> PROBLEM DETAILS
Skip all pictures, then copy the lines from the start of the data through the line with "const PLOT_RIGHT = 870;", keeping both ends.

(Dataset items)
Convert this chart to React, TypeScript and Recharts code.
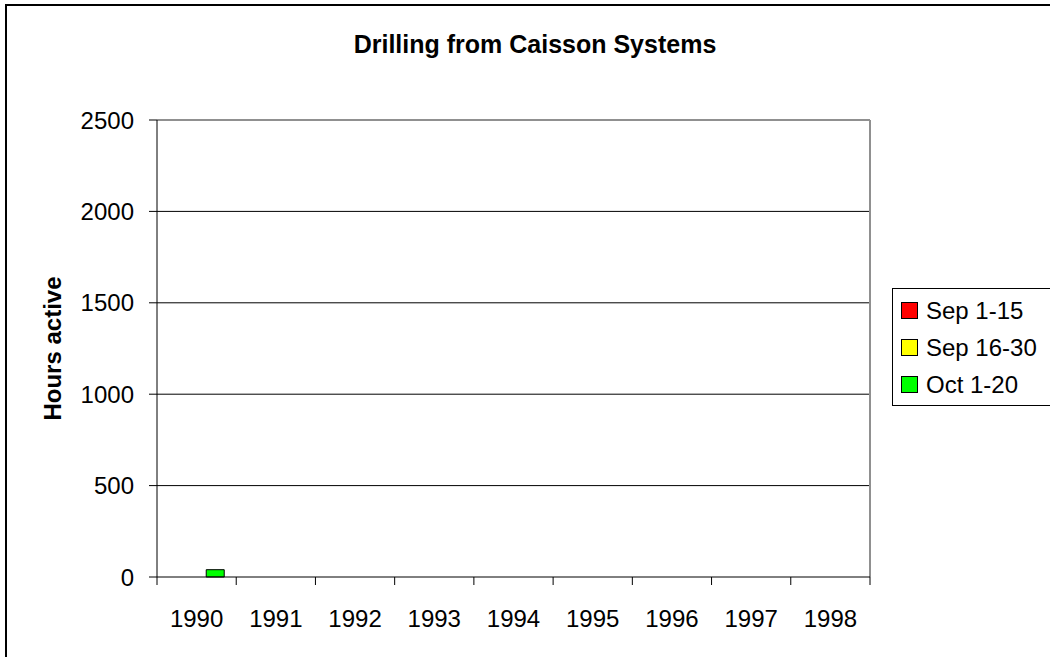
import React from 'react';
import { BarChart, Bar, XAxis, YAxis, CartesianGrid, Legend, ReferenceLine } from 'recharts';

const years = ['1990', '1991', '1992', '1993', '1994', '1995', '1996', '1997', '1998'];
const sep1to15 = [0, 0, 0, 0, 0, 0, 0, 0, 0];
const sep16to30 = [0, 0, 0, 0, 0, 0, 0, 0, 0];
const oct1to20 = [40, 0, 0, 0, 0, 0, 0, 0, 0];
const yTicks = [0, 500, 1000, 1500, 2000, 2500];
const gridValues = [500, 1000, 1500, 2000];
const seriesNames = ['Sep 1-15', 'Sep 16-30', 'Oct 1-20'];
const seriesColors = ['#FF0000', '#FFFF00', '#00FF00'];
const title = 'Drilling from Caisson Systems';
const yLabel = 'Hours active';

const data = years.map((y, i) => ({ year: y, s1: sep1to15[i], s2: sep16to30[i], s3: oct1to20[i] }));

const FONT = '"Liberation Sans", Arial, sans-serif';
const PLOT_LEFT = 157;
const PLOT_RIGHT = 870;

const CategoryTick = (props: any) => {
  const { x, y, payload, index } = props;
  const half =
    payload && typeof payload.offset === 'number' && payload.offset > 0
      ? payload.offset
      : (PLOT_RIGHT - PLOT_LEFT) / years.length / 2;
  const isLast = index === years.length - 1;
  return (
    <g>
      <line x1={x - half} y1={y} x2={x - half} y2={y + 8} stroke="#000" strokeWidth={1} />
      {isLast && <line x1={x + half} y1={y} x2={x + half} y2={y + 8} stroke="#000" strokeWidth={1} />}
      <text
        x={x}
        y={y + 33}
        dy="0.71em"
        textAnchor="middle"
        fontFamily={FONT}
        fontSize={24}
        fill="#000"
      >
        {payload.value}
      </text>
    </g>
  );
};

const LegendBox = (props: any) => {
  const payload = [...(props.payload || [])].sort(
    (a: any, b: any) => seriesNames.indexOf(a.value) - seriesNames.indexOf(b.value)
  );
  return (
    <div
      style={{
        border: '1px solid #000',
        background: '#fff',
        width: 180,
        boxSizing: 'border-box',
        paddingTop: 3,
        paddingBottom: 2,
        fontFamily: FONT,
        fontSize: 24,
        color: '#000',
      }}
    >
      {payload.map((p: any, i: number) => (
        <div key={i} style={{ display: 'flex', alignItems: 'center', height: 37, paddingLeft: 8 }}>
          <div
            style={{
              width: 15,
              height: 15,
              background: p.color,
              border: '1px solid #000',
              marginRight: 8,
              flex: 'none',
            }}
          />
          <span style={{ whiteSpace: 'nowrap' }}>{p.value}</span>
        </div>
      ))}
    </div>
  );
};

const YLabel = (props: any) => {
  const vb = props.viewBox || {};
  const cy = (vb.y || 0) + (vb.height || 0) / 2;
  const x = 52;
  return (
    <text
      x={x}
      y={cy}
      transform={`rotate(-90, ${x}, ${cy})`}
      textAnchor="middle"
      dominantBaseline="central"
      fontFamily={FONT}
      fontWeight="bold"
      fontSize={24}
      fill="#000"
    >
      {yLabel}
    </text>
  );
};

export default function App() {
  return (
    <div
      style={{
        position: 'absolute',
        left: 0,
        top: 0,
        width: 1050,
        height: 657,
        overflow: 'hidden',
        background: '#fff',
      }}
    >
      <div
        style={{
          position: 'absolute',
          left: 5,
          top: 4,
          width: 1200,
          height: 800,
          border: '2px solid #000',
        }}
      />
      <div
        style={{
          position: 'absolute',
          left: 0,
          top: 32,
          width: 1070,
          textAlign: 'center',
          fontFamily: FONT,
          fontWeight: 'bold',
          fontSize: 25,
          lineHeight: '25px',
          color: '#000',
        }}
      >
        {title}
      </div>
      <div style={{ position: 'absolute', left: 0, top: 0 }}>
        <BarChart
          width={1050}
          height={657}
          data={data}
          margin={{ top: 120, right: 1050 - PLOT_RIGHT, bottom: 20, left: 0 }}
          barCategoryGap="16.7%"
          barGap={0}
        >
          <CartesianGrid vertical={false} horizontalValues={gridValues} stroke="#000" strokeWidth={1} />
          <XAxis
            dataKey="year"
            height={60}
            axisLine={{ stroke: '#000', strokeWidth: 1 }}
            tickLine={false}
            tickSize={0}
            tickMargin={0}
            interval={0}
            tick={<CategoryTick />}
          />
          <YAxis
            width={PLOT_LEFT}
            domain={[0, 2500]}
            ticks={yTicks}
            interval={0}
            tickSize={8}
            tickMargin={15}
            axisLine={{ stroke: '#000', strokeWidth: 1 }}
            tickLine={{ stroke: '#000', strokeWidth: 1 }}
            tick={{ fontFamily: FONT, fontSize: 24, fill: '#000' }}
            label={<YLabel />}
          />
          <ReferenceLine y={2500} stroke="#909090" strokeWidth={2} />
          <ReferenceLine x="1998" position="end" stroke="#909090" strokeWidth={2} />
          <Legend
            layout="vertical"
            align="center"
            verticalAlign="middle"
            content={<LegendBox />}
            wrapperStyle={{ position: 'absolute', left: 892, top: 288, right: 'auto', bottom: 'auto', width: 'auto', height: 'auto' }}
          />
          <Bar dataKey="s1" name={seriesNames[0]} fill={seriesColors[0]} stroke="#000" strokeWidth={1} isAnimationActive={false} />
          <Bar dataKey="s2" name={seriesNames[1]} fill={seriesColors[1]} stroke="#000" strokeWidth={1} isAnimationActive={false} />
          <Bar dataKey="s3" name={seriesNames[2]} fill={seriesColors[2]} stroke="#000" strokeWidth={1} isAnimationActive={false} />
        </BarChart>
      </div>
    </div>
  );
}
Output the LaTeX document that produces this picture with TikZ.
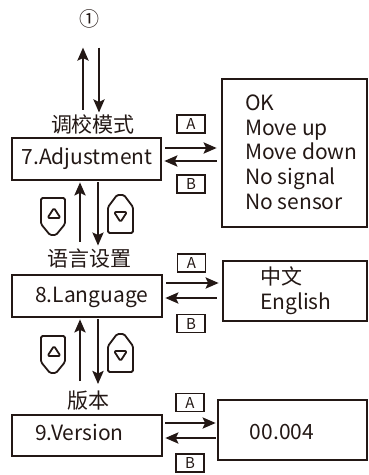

> RESULT BELOW
Convert this chart to React, TypeScript and Recharts code.
import React from 'react';
import { BarChart, Bar, XAxis, YAxis, CartesianGrid, Legend, ReferenceLine } from 'recharts';

const years = ['1990', '1991', '1992', '1993', '1994', '1995', '1996', '1997', '1998'];
const sep1to15 = [0, 0, 0, 0, 0, 0, 0, 0, 0];
const sep16to30 = [0, 0, 0, 0, 0, 0, 0, 0, 0];
const oct1to20 = [40, 0, 0, 0, 0, 0, 0, 0, 0];
const yTicks = [0, 500, 1000, 1500, 2000, 2500];
const gridValues = [500, 1000, 1500, 2000];
const seriesNames = ['Sep 1-15', 'Sep 16-30', 'Oct 1-20'];
const seriesColors = ['#FF0000', '#FFFF00', '#00FF00'];
const title = 'Drilling from Caisson Systems';
const yLabel = 'Hours active';

const data = years.map((y, i) => ({ year: y, s1: sep1to15[i], s2: sep16to30[i], s3: oct1to20[i] }));

const FONT = '"Liberation Sans", Arial, sans-serif';
const PLOT_LEFT = 157;
const PLOT_RIGHT = 870;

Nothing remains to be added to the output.